### Data excerpt
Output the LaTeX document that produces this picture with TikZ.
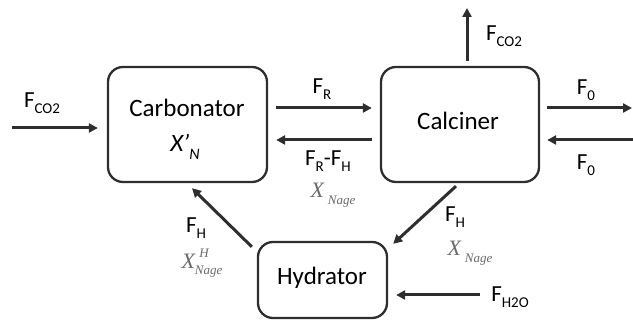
\documentclass[tikz,border=0pt]{standalone}
\usepackage{fontspec}
\setmainfont{Carlito}
\newfontfamily\tms{Liberation Serif}
\usetikzlibrary{arrows.meta}
\definecolor{ln}{HTML}{2E2E2E}
\definecolor{gx}{HTML}{6A6A6A}
\newcommand\sbs[1]{\raisebox{-0.28em}{\fontsize{15}{15}\selectfont #1}}
\newcommand\xn{{\color{gx}\tms\itshape\fontsize{22}{22}\selectfont X\,\raisebox{-0.3em}{\fontsize{13}{13}\selectfont Nage}}}
\newcommand\xnh{{\color{gx}\tms\itshape\fontsize{22}{22}\selectfont X\rlap{\hspace{0.2em}\raisebox{0.5em}{\fontsize{13}{13}\selectfont H}}\raisebox{-0.3em}{\fontsize{13}{13}\selectfont Nage}}}
\begin{document}
\begin{tikzpicture}[x=1pt,y=1pt,
  box/.style={draw=ln,line width=2.3pt,rounded corners=15pt,inner sep=0pt},
  arr/.style={draw=ln,line width=3pt,-{Triangle[length=9pt,width=9pt]}},
  lab/.style={inner sep=0pt,font=\fontsize{23}{23}\selectfont},
  big/.style={inner sep=0pt,font=\fontsize{25}{25}\selectfont}]
\useasboundingbox (0,0) rectangle (633,321);
\node[box,minimum width=159pt,minimum height=115pt] (carb) at (187.5,196.5) {};
\node[box,minimum width=158pt,minimum height=115pt] (calc) at (460,196.5) {};
\node[box,minimum width=129pt,minimum height=76pt] (hyd) at (322.5,41) {};
\node[big] (carbt) at (187,213) {Carbonator};
\node[big] (carbx) at (185,174) {\itshape X’\raisebox{-0.3em}{\fontsize{16}{16}\selectfont N}};
\node[big] (calct) at (458,200) {Calciner};
\node[big] (hydt) at (322,43) {Hydrator};
% connectors
\coordinate (inco2) at (12,193);
\coordinate (outco2) at (467,313);
\coordinate (f0out) at (632,213);
\coordinate (f0in) at (633,181);
\coordinate (h2oin) at (480,26);
\draw[arr] (inco2) -- ([xshift=-9pt,yshift=-3.5pt]carb.west);
\draw[arr] ([xshift=8pt,yshift=16.5pt]carb.east) -- ([xshift=-8pt,yshift=16.5pt]calc.west);
\draw[arr] ([xshift=-8pt,yshift=-15.5pt]calc.west) -- ([xshift=8pt,yshift=-15.5pt]carb.east);
\draw[arr] ([xshift=7pt,yshift=5pt]calc.north) -- (outco2);
\draw[arr] ([xshift=7pt,yshift=16.5pt]calc.east) -- (f0out);
\draw[arr] (f0in) -- ([xshift=7pt,yshift=-15.5pt]calc.east);
\draw[arr] ([xshift=-4pt,yshift=-3pt]calc.south) -- ([xshift=5pt,yshift=-3pt]hyd.north east);
\draw[arr] ([xshift=-5pt,yshift=-6pt]hyd.north west) -- ([xshift=4.5pt,yshift=-5pt]carb.south);
\draw[arr] (h2oin) -- ([xshift=8pt,yshift=-15pt]hyd.east);
% labels
\node[lab] (l1) at (42,218) {F\sbs{CO2}};
\node[lab] (l2) at (322,232) {F\sbs{R}};
\node[lab] (l3) at (328,160) {F\sbs{R}-F\sbs{H}};
\node[inner sep=0pt] (l4) at (333,126) {\xn};
\node[lab] (l5) at (504,285) {F\sbs{CO2}};
\node[lab] (l6) at (586,231) {F\sbs{0}};
\node[lab] (l7) at (586,156) {F\sbs{0}};
\node[lab] (l8) at (455,104) {F\sbs{H}};
\node[inner sep=0pt] (l9) at (470,68) {\xn};
\node[lab] (l10) at (510,24) {F\sbs{H2O}};
\node[lab] (l11) at (196,93) {F\sbs{H}};
\node[inner sep=0pt] (l12) at (202,58) {\xnh};
\end{tikzpicture}
\end{document}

### What is required
Repeat the data exactly, without the pictures.

### Expected answer
Output the LaTeX document that produces this picture with TikZ.
\documentclass[tikz,border=0pt]{standalone}
\usepackage{fontspec}
\setmainfont{Carlito}
\newfontfamily\tms{Liberation Serif}
\usetikzlibrary{arrows.meta}
\definecolor{ln}{HTML}{2E2E2E}
\definecolor{gx}{HTML}{6A6A6A}
\newcommand\sbs[1]{\raisebox{-0.28em}{\fontsize{15}{15}\selectfont #1}}
\newcommand\xn{{\color{gx}\tms\itshape\fontsize{22}{22}\selectfont X\,\raisebox{-0.3em}{\fontsize{13}{13}\selectfont Nage}}}
\newcommand\xnh{{\color{gx}\tms\itshape\fontsize{22}{22}\selectfont X\rlap{\hspace{0.2em}\raisebox{0.5em}{\fontsize{13}{13}\selectfont H}}\raisebox{-0.3em}{\fontsize{13}{13}\selectfont Nage}}}
\begin{document}
\begin{tikzpicture}[x=1pt,y=1pt,
  box/.style={draw=ln,line width=2.3pt,rounded corners=15pt,inner sep=0pt},
  arr/.style={draw=ln,line width=3pt,-{Triangle[length=9pt,width=9pt]}},
  lab/.style={inner sep=0pt,font=\fontsize{23}{23}\selectfont},
  big/.style={inner sep=0pt,font=\fontsize{25}{25}\selectfont}]
\useasboundingbox (0,0) rectangle (633,321);
\node[box,minimum width=159pt,minimum height=115pt] (carb) at (187.5,196.5) {};
\node[box,minimum width=158pt,minimum height=115pt] (calc) at (460,196.5) {};
\node[box,minimum width=129pt,minimum height=76pt] (hyd) at (322.5,41) {};
\node[big] (carbt) at (187,213) {Carbonator};
\node[big] (carbx) at (185,174) {\itshape X’\raisebox{-0.3em}{\fontsize{16}{16}\selectfont N}};
\node[big] (calct) at (458,200) {Calciner};
\node[big] (hydt) at (322,43) {Hydrator};
% connectors
\coordinate (inco2) at (12,193);
\coordinate (outco2) at (467,313);
\coordinate (f0out) at (632,213);
\coordinate (f0in) at (633,181);
\coordinate (h2oin) at (480,26);
\draw[arr] (inco2) -- ([xshift=-9pt,yshift=-3.5pt]carb.west);
\draw[arr] ([xshift=8pt,yshift=16.5pt]carb.east) -- ([xshift=-8pt,yshift=16.5pt]calc.west);
\draw[arr] ([xshift=-8pt,yshift=-15.5pt]calc.west) -- ([xshift=8pt,yshift=-15.5pt]carb.east);
\draw[arr] ([xshift=7pt,yshift=5pt]calc.north) -- (outco2);
\draw[arr] ([xshift=7pt,yshift=16.5pt]calc.east) -- (f0out);
\draw[arr] (f0in) -- ([xshift=7pt,yshift=-15.5pt]calc.east);
\draw[arr] ([xshift=-4pt,yshift=-3pt]calc.south) -- ([xshift=5pt,yshift=-3pt]hyd.north east);
\draw[arr] ([xshift=-5pt,yshift=-6pt]hyd.north west) -- ([xshift=4.5pt,yshift=-5pt]carb.south);
\draw[arr] (h2oin) -- ([xshift=8pt,yshift=-15pt]hyd.east);
% labels
\node[lab] (l1) at (42,218) {F\sbs{CO2}};
\node[lab] (l2) at (322,232) {F\sbs{R}};
\node[lab] (l3) at (328,160) {F\sbs{R}-F\sbs{H}};
\node[inner sep=0pt] (l4) at (333,126) {\xn};
\node[lab] (l5) at (504,285) {F\sbs{CO2}};
\node[lab] (l6) at (586,231) {F\sbs{0}};
\node[lab] (l7) at (586,156) {F\sbs{0}};
\node[lab] (l8) at (455,104) {F\sbs{H}};
\node[inner sep=0pt] (l9) at (470,68) {\xn};
\node[lab] (l10) at (510,24) {F\sbs{H2O}};
\node[lab] (l11) at (196,93) {F\sbs{H}};
\node[inner sep=0pt] (l12) at (202,58) {\xnh};
\end{tikzpicture}
\end{document}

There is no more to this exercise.